Aim —
Take the material below and retype it in full; pictures are left out.

START

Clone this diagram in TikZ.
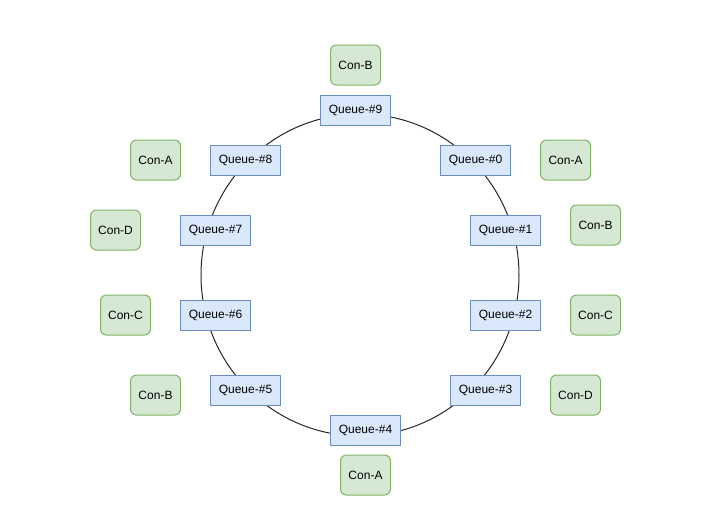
\documentclass[tikz,border=0pt]{standalone}
\usepackage{fontspec}
\setmainfont{Liberation Sans}
\definecolor{qfill}{HTML}{DAE8FC}
\definecolor{qline}{HTML}{6C8EBF}
\definecolor{cfill}{HTML}{D5E8D4}
\definecolor{cline}{HTML}{82B366}
\begin{document}
\begin{tikzpicture}[x=1pt,y=-1pt,
  queue/.style={draw=qline,fill=qfill,line width=1pt,minimum width=70pt,minimum height=30pt,inner sep=0pt,font=\fontsize{12}{14}\selectfont},
  con/.style={draw=cline,fill=cfill,line width=1pt,rounded corners=6pt,minimum width=50pt,minimum height=40pt,inner sep=0pt,font=\fontsize{12}{14}\selectfont},
  ring/.style={draw=black!85,line width=1pt}]
\useasboundingbox (0,0) rectangle (706,528);
\draw[ring] (360,275) ellipse[x radius=159,y radius=161];
\node[queue] (q9) at (355.5,110.5) {Queue-\#9};
\node[queue] (q0) at (475.5,160) {Queue-\#0};
\node[queue] (q1) at (505.5,230) {Queue-\#1};
\node[queue] (q2) at (505.5,315) {Queue-\#2};
\node[queue] (q3) at (485.5,390.5) {Queue-\#3};
\node[queue] (q4) at (365.5,430) {Queue-\#4};
\node[queue] (q5) at (245.5,390.5) {Queue-\#5};
\node[queue] (q6) at (215.5,315) {Queue-\#6};
\node[queue] (q7) at (215.5,230) {Queue-\#7};
\node[queue] (q8) at (245.5,160) {Queue-\#8};
\node[con] (c9) at (355.5,65) {Con-B};
\node[con] (c0) at (565.5,160) {Con-A};
\node[con] (c1) at (595.5,225) {Con-B};
\node[con] (c2) at (595.5,315) {Con-C};
\node[con] (c3) at (575.5,395) {Con-D};
\node[con] (c4) at (365.5,475) {Con-A};
\node[con] (c5) at (155.5,395) {Con-B};
\node[con] (c6) at (125.5,315) {Con-C};
\node[con] (c7) at (115.5,230) {Con-D};
\node[con] (c8) at (155.5,160) {Con-A};
\end{tikzpicture}
\end{document}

END

Output of the task —
Clone this diagram in TikZ.
\documentclass[tikz,border=0pt]{standalone}
\usepackage{fontspec}
\setmainfont{Liberation Sans}
\definecolor{qfill}{HTML}{DAE8FC}
\definecolor{qline}{HTML}{6C8EBF}
\definecolor{cfill}{HTML}{D5E8D4}
\definecolor{cline}{HTML}{82B366}
\begin{document}
\begin{tikzpicture}[x=1pt,y=-1pt,
  queue/.style={draw=qline,fill=qfill,line width=1pt,minimum width=70pt,minimum height=30pt,inner sep=0pt,font=\fontsize{12}{14}\selectfont},
  con/.style={draw=cline,fill=cfill,line width=1pt,rounded corners=6pt,minimum width=50pt,minimum height=40pt,inner sep=0pt,font=\fontsize{12}{14}\selectfont},
  ring/.style={draw=black!85,line width=1pt}]
\useasboundingbox (0,0) rectangle (706,528);
\draw[ring] (360,275) ellipse[x radius=159,y radius=161];
\node[queue] (q9) at (355.5,110.5) {Queue-\#9};
\node[queue] (q0) at (475.5,160) {Queue-\#0};
\node[queue] (q1) at (505.5,230) {Queue-\#1};
\node[queue] (q2) at (505.5,315) {Queue-\#2};
\node[queue] (q3) at (485.5,390.5) {Queue-\#3};
\node[queue] (q4) at (365.5,430) {Queue-\#4};
\node[queue] (q5) at (245.5,390.5) {Queue-\#5};
\node[queue] (q6) at (215.5,315) {Queue-\#6};
\node[queue] (q7) at (215.5,230) {Queue-\#7};
\node[queue] (q8) at (245.5,160) {Queue-\#8};
\node[con] (c9) at (355.5,65) {Con-B};
\node[con] (c0) at (565.5,160) {Con-A};
\node[con] (c1) at (595.5,225) {Con-B};
\node[con] (c2) at (595.5,315) {Con-C};
\node[con] (c3) at (575.5,395) {Con-D};
\node[con] (c4) at (365.5,475) {Con-A};
\node[con] (c5) at (155.5,395) {Con-B};
\node[con] (c6) at (125.5,315) {Con-C};
\node[con] (c7) at (115.5,230) {Con-D};
\node[con] (c8) at (155.5,160) {Con-A};
\end{tikzpicture}
\end{document}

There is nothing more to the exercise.